(Exercise prompt)
How many lines of the data hold the word "this"? State the number and nothing else.

(Given data)
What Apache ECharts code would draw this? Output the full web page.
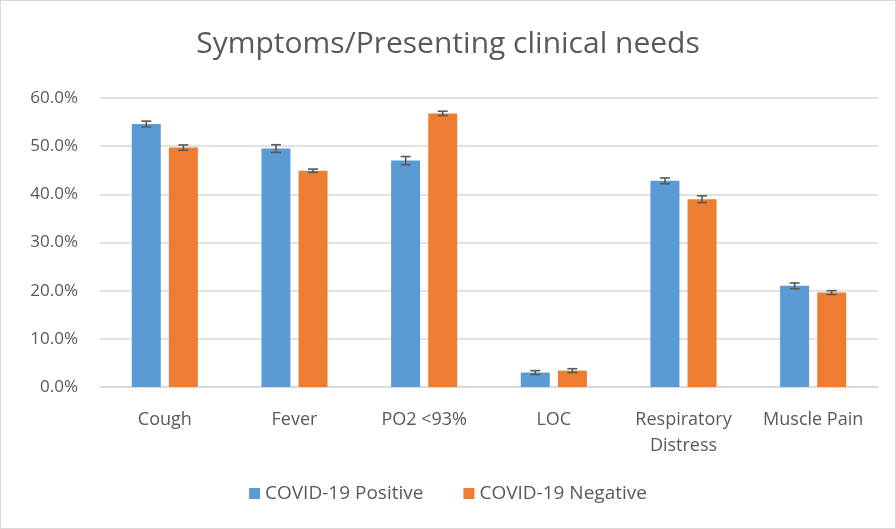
<!DOCTYPE html>
<html>
<head>
<meta charset="utf-8">
<script src="https://cdn.jsdelivr.net/npm/echarts@6/dist/echarts.min.js"></script>
<style>
html, body { margin: 0; padding: 0; background: #fff; }
#chart { width: 894px; height: 527px; border: 1px solid #d9d9d9; }
</style>
</head>
<body>
<div id="chart"></div>
<script>
// values (percent)
var categories = ['Cough', 'Fever', 'PO2 <93%', 'LOC', 'Respiratory\nDistress', 'Muscle Pain'];
var positive = [54.6, 49.5, 47.0, 3.0, 42.8, 21.0];
var negative = [49.7, 44.9, 56.8, 3.4, 39.0, 19.6];
var positiveErr = [0.6, 0.8, 0.85, 0.4, 0.6, 0.6];
var negativeErr = [0.55, 0.35, 0.45, 0.4, 0.7, 0.4];
var yTicks = [0, 10, 20, 30, 40, 50, 60];

var barW = 29;
var halfGap = 3.5;

function errorSeries(name, vals, errs, offset) {
    var data = [];
    for (var i = 0; i < vals.length; i++) {
        data.push([i, vals[i] - errs[i], vals[i] + errs[i]]);
    }
    return {
        name: name,
        type: 'custom',
        z: 10,
        silent: true,
        data: data,
        renderItem: function (params, api) {
            var lo = api.coord([api.value(0), api.value(1)]);
            var hi = api.coord([api.value(0), api.value(2)]);
            var x = lo[0] + offset;
            var cap = 5;
            var st = { stroke: '#595959', lineWidth: 1.6 };
            return {
                type: 'group',
                children: [
                    { type: 'line', shape: { x1: x, y1: lo[1], x2: x, y2: hi[1] }, style: st },
                    { type: 'line', shape: { x1: x - cap, y1: lo[1], x2: x + cap, y2: lo[1] }, style: st },
                    { type: 'line', shape: { x1: x - cap, y1: hi[1], x2: x + cap, y2: hi[1] }, style: st }
                ]
            };
        }
    };
}

var myChart = echarts.init(document.getElementById('chart'));
var option = {
    animation: false,
    textStyle: { fontFamily: '"Open Sans", sans-serif' },
    title: {
        text: 'Symptoms/Presenting clinical needs',
        left: 'center',
        top: 23,
        textStyle: { color: '#595959', fontSize: 30, fontWeight: 'normal', fontFamily: '"Open Sans", sans-serif' }
    },
    legend: {
        bottom: 20,
        left: 'center',
        itemWidth: 11,
        itemHeight: 11,
        itemGap: 40,
        icon: 'rect',
        textStyle: { color: '#595959', fontSize: 19 },
        data: ['COVID-19 Positive', 'COVID-19 Negative']
    },
    grid: { left: 99, right: 17, top: 97, bottom: 141 },
    xAxis: {
        type: 'category',
        data: categories,
        axisTick: { show: false },
        axisLine: { lineStyle: { color: '#d9d9d9', width: 1.5 } },
        axisLabel: { color: '#595959', fontSize: 18, margin: 20, lineHeight: 26, interval: 0 }
    },
    yAxis: {
        type: 'value',
        min: yTicks[0],
        max: yTicks[yTicks.length - 1],
        interval: 10,
        axisLine: { show: false },
        axisTick: { show: false },
        splitLine: { lineStyle: { color: '#d9d9d9', width: 1.5 } },
        axisLabel: {
            color: '#595959',
            fontSize: 17,
            margin: 22,
            formatter: function (v) { return v.toFixed(1) + '%'; }
        }
    },
    series: [
        {
            name: 'COVID-19 Positive',
            type: 'bar',
            barWidth: barW,
            barGap: '28%',
            itemStyle: { color: '#5b9bd5' },
            data: positive
        },
        {
            name: 'COVID-19 Negative',
            type: 'bar',
            barWidth: barW,
            itemStyle: { color: '#ed7d31' },
            data: negative
        },
        errorSeries('errPos', positive, positiveErr, -(barW / 2 + halfGap + 0.5)),
        errorSeries('errNeg', negative, negativeErr, barW / 2 + halfGap + 0.5)
    ]
};
myChart.setOption(option, true);
</script>
</body>
</html>
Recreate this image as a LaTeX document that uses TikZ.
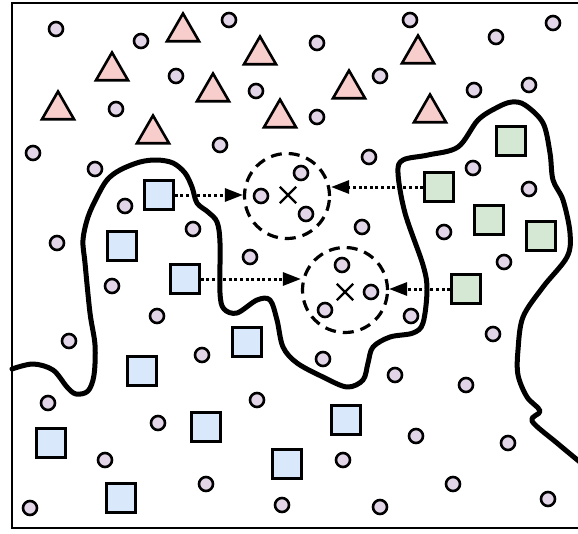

(Answer to the task)
2